The Bonafide immediately impressed! Ski tests can be tiring, and I was anticipating a relatively heavy ski that would require a lot of effort, but I was immediately surprised at how easy it was to maneuver. I started my test of the Bonafide by airing into a little ungroomed section on skiers right just as the first steep pitch of Main Vein starts. I did so confidently, as the older Bonafide models have always been extremely stable. The 2016 Bonafide did not let me down. Instead of being less stable due to the lower swing weight, it actually just felt more playful. I still felt the same confidence the older models provided, but as soon as I got in the air I could feel the weight difference. I could easily make quick maneuvers and it really shined in the ungroomed sides of the trail.

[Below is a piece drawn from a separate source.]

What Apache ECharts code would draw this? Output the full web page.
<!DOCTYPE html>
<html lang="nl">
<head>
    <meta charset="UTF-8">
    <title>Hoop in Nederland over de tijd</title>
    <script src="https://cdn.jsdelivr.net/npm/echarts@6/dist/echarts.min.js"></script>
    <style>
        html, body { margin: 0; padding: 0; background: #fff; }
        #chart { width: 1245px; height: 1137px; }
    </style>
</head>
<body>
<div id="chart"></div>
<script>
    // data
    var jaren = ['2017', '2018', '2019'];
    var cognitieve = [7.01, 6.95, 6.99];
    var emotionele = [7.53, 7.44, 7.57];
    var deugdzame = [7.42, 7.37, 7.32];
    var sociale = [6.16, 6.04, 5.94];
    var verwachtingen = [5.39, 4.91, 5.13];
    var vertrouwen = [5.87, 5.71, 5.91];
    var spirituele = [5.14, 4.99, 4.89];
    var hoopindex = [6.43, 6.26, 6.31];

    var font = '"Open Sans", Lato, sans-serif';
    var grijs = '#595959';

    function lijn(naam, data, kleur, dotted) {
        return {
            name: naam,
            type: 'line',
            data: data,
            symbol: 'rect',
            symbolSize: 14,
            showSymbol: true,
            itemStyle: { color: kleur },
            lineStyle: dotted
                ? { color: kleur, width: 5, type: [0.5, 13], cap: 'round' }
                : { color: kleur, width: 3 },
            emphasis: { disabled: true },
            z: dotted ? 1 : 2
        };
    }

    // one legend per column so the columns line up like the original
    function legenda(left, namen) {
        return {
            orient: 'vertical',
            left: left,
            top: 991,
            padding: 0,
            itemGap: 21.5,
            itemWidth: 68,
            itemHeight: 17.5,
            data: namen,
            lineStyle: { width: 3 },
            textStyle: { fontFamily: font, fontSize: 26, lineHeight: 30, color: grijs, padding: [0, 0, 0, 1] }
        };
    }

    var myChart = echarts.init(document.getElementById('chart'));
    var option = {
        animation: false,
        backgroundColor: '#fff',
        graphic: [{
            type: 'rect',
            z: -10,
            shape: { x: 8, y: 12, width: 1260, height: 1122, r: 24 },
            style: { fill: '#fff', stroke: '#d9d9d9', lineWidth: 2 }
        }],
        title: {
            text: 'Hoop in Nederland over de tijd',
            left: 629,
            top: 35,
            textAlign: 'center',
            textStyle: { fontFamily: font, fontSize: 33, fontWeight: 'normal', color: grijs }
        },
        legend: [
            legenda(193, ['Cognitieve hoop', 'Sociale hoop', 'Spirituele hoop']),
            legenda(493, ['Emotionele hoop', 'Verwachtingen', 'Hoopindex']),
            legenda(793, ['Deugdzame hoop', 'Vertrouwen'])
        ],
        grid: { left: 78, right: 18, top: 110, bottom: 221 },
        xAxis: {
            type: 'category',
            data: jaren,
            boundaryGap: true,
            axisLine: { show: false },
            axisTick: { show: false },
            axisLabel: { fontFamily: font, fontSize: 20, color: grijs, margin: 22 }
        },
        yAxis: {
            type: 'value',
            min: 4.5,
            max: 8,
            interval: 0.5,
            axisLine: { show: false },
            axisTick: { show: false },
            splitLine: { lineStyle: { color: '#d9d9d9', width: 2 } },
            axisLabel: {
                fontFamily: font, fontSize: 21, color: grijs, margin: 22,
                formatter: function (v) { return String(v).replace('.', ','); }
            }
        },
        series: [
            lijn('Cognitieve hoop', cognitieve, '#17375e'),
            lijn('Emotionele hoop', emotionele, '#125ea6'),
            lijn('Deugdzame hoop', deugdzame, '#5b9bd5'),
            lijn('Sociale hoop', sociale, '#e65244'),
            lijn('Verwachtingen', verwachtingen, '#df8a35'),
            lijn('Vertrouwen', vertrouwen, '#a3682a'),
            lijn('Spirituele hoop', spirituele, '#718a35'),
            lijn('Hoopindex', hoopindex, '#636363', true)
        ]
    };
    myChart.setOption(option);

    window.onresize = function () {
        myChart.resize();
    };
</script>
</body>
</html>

From there I hopped back on piste for the rest of the run. I’ve always thought the Bonafide was a great groomer ski considering how wide it is. Somehow, Blizzard has made it better both on trail and off. I expected the Carbon Flipcore to take a little away from the responsiveness and edge hold during a powerful carving turn. It actually felt the opposite. Blizzard’s claim that the tips and tails have less vibration seems to be true. The ski is very calm, while still providing the power and responsiveness that I expect from a Bonafide. It may not have added much extra power to the ski, but it certainly didn’t take any away. It did, on the other hand, make quick turns much easier than the older Bonafide models. I could easily go from big fast Super G turns to slower, quicker, pivoting turns and the ski knew exactly what I wanted it to do. Main Vein didn’t have any real moguls, but the 4 inches of fresh snow that had fallen did provide some excellent terrain for testing such quick turns and I’m confident the 2016 Bonafide will be a better mogul ski than previous versions.
After skiing the 180cm Bonafide I skied back to the Blizzard tent and instead of returning the ski, I exchanged it for the 187cm. The longest length of the previous Bonafide was always something I stayed away from. That much ski with two sheets of metal always seemed like it would just be a freight train and not that much fun. After skiing the new model, I had the confidence to go try the 187cm.

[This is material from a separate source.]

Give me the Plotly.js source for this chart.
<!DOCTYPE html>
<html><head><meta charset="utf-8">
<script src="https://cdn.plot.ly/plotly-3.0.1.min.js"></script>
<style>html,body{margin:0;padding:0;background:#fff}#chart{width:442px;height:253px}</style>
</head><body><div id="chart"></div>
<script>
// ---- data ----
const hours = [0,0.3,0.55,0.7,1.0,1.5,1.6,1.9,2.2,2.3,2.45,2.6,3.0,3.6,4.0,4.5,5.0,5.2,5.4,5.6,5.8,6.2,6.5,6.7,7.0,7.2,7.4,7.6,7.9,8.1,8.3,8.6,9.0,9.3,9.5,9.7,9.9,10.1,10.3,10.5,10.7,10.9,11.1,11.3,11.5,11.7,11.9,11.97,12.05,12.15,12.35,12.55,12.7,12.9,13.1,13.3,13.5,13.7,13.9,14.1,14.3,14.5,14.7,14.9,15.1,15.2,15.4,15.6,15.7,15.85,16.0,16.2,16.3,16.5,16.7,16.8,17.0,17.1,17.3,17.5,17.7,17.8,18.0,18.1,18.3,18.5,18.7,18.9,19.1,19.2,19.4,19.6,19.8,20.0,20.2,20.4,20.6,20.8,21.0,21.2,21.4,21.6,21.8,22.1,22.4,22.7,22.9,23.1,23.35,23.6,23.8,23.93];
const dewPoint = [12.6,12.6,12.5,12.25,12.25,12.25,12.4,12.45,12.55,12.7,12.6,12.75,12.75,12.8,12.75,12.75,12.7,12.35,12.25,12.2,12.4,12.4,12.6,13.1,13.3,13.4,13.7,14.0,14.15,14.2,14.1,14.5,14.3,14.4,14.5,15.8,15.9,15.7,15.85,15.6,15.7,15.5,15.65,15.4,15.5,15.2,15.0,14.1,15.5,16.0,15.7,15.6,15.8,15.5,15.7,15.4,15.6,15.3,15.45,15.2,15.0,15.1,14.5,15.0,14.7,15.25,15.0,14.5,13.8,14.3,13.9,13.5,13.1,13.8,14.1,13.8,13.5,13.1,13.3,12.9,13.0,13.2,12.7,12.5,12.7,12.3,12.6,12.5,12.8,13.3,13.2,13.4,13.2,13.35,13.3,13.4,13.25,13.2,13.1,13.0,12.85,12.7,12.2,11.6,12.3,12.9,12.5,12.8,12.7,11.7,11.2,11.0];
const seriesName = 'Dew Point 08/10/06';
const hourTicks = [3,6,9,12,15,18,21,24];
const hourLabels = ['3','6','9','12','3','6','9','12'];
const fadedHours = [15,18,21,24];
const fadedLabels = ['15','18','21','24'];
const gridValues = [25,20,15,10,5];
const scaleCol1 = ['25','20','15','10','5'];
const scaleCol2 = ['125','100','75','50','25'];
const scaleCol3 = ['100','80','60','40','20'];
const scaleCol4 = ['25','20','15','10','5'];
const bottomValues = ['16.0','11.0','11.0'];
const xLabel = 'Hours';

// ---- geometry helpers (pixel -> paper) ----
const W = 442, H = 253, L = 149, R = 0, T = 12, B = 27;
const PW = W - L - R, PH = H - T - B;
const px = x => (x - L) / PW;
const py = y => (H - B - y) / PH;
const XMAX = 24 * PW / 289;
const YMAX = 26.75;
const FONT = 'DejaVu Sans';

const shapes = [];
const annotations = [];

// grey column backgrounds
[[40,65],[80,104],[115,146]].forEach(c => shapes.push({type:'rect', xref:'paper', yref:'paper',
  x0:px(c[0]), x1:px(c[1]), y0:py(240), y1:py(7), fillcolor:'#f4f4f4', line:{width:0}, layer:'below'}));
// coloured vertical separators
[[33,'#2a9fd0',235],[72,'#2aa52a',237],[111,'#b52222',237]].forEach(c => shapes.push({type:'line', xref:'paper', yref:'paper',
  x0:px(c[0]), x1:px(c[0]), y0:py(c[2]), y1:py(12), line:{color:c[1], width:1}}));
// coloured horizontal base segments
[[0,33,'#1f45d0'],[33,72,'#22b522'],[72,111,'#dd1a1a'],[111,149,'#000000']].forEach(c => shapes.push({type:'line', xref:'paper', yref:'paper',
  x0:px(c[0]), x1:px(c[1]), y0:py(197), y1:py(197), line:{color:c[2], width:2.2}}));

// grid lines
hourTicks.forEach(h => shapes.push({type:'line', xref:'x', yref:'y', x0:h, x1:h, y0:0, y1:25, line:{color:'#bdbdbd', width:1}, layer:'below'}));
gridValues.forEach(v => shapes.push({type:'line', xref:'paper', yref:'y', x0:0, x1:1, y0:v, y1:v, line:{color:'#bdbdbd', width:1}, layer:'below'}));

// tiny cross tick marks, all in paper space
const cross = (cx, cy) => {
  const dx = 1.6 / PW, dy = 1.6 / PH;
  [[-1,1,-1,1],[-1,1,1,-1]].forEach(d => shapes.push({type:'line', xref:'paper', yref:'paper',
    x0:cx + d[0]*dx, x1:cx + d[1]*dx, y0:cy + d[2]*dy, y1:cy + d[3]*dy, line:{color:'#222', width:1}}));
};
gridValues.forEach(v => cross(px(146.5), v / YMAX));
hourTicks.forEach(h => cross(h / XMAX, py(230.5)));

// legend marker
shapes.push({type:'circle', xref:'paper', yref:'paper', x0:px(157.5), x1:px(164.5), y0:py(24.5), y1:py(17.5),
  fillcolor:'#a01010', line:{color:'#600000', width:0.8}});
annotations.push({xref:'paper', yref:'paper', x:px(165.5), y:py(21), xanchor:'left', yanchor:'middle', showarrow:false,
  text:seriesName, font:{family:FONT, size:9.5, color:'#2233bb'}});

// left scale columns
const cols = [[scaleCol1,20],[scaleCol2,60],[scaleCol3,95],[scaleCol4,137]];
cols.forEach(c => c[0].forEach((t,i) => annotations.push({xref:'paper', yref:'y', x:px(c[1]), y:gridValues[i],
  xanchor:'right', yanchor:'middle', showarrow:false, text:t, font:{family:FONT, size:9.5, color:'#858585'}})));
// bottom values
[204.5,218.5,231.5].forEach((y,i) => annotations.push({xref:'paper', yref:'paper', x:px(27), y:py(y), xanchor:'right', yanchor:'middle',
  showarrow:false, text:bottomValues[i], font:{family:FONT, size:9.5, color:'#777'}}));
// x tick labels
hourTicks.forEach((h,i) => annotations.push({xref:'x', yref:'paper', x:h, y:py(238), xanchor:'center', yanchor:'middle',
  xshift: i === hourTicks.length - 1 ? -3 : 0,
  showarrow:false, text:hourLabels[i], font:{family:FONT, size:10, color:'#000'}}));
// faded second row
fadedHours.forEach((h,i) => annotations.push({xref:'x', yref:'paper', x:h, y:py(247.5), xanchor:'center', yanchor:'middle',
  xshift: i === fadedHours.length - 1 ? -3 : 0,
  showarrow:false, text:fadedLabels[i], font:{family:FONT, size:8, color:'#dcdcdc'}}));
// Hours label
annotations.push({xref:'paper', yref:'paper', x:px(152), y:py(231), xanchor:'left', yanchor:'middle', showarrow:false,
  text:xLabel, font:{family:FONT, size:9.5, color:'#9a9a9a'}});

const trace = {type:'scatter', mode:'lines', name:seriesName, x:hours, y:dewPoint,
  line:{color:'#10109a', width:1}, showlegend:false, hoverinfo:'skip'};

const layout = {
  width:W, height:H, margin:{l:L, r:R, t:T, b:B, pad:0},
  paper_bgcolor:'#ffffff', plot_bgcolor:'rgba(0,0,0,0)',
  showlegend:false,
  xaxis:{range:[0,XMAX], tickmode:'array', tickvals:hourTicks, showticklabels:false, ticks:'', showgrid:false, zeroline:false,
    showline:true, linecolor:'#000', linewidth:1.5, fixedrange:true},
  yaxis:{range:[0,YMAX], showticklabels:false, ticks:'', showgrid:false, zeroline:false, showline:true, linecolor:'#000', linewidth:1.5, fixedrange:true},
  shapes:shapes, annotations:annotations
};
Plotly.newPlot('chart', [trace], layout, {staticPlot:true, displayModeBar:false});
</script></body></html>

The term freight train still applies, that’s for sure, but it’s more like a freight train crossed with a Porsche. I did the same run, airing into the ungroomed side of the trail on skiers right. As soon as I landed I felt like I just teleported to a big mountain competition. I kept the tips pointed straight downhill exiting the little zone with abundant speed. At my weight on the 187cm, these things rip! Granted, it’s a lot of ski, but I was blown away by how stable they were while rocketing through steep, chopped up terrain. The carbon tip and tail are so quiet and forgiving that when combined with two sheets of metal almost feels like suspension.
To my surprise, the skis were still pretty quick at the 187cm length. This is a testament to just how much of a difference it makes reducing swing weight in the tips and tails. When I wanted to make a quick turn it didn’t feel like I was on a 187cm with two sheets of metal, yet when I pointed it and wanted the stability, it was there. Blizzard has done a commendable job retaining the stability of the Bonafide while significantly improving the maneuverability of the ski.
My advice? If you’re already a Bonafide skier, but maybe your current pair is getting worn out, just go buy the 2016. You’ll be blown away. If, for example, you were on a 173cm Bonafide and felt it was a touch short, with the 2016 version you can confidently go up a size if you were between sizes in the older editions. If you’ve never skied a Bonafide at all (where have you been the past 5 seasons?!) definitely try to get on a demo pair this season if you have a chance. It’s a ski that almost everyone can appreciate and could easily replace at least one existing ski in your quiver. Don’t have the luxury of owning multiple skis? Don’t fret, the Bonafide is one of few skis that can actually be a one ski quiver. The only downside is with the Bonafide in your garage, any other remaining skis may be filled with jealousy and boredom.